Many parents who consider homeschooling are concerned with their own ability to teach their children. They feel that they are not trained as a teacher, or they do not have enough education, or that they will in some way make a mistake and permanently damage their child. Having homeschooled all three of my children, I am here to convince you that you can teach your child if that is what you want.
Let’s first look at some legal issues. Each state has its own requirements for allowing parents to homeschool their children, but there are several common legal requirements. Again, you need to research your particular state.
First, you typically do not have to be a licensed professional teacher to homeschool your child. This means that you do not have to take any courses in education or child development if you do not want to. There are many resources available to you both online and at your library which can tell you everything you will need to create a good curriculum for your child, down to the individual daily lesson plan. If you still feel that you need help doing this, there are full curriculums you can buy that will do this for you.
Second, the usual requirement for parents to homeschool is a high-school diploma. As long as one of the parents has a high-school diploma, you are legally able to homeschool your child. There is typically no requirement for a college degree, and certainly no requirement of a specific college degree. Some states are satisfied if one of the parents has a GED, but some states do not accept a GED as an adequate substitute. Again, look into the requirements for your state.
Finally, you can homeschool your child for any reason you want. You do not have to claim any particular religious affiliation or anything else of that nature. You do not have to tell the state why you are homeschooling, only that you are. If you want to say more, certainly you can do so, but there is no requirement that you do.
While most parents are legally able to homeschool their children, many parents feel that they are inadequately prepared to do so. Maybe they were not top-notch students, or it has been a long time since they were in school, or some other concern. For whatever reason, parents often feel they simply do not know enough to teach their children.
My response to this has two pieces. First, I want to reassure you that you DO know enough to teach your child, particularly in the early grades. Second, when we started to reach areas where the parents did not already know what had to be taught, the process of learning WITH the child became an exhilarating and bonding process, bringing our family closer together. Let me explain both points.
First, when a child is starting school, they are learning material that you do know. Well into middle school, the material the child is learning is something that is commonly understood by adults. What you need more than academic learning is patience, understanding, and love for your child. Teaching someone to read, to handle arithmetic, and to write understandable sentences is not a question of learning but a question of helping your child. Even elementary science can be easily acquired by the parent from free resources, as well has the necessary history and other subjects.

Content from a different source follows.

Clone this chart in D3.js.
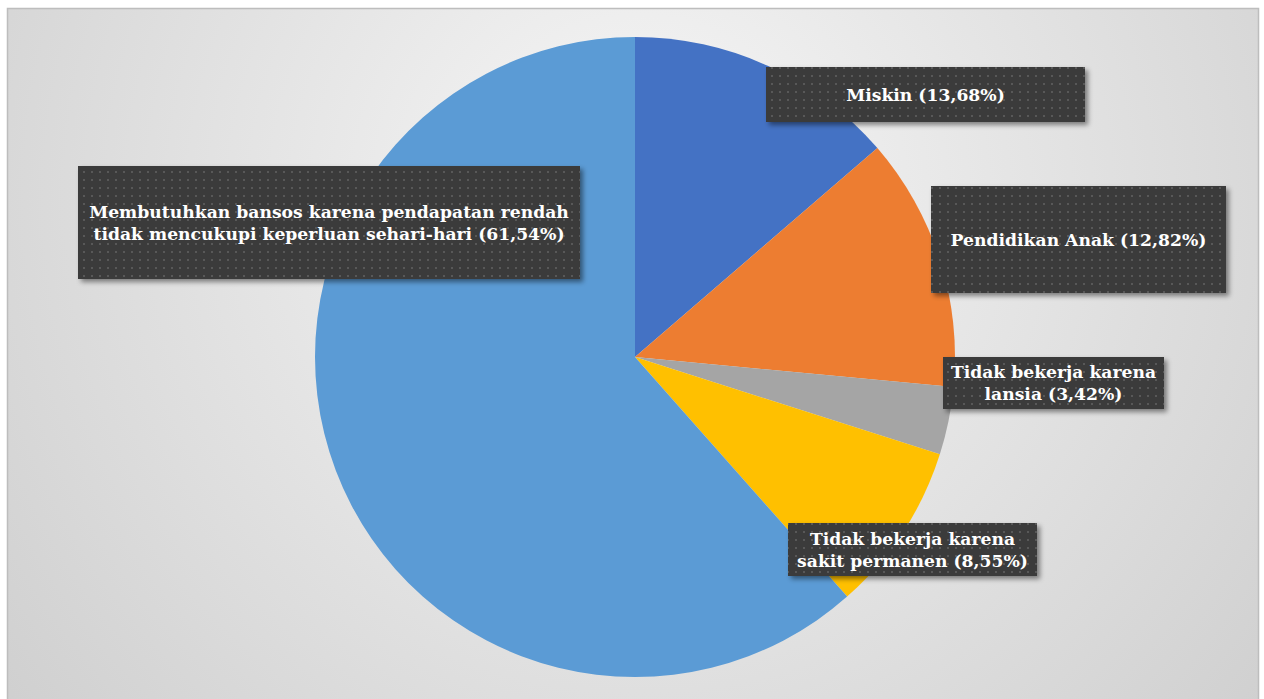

Only after the child has become a more advanced student will there be a potential lack of learning on the part of the parent. By this point, however, you have developed a sense of trust and rapport with your child well beyond what is normal, so now you and your child can start learning together. Again, there is a wealth of information available to you from free resources, both online and in person. You can go to museums together, conventions together, and do research together. You will perform experiments where neither you nor your child knows what is going to happen until you complete the experiment. This co-learning is incredibly satisfying, and it builds an almost unbreakable bond between you and your child.
Do not let your uncertainty and doubt hold you back from homeschooling. If you have the desire to teach your child yourself, let yourself be guided by your hope and your love rather than your fears. Your child will benefit from your interaction, you will benefit from the strengthening of your family, and everyone will learn to love learning since it was done together.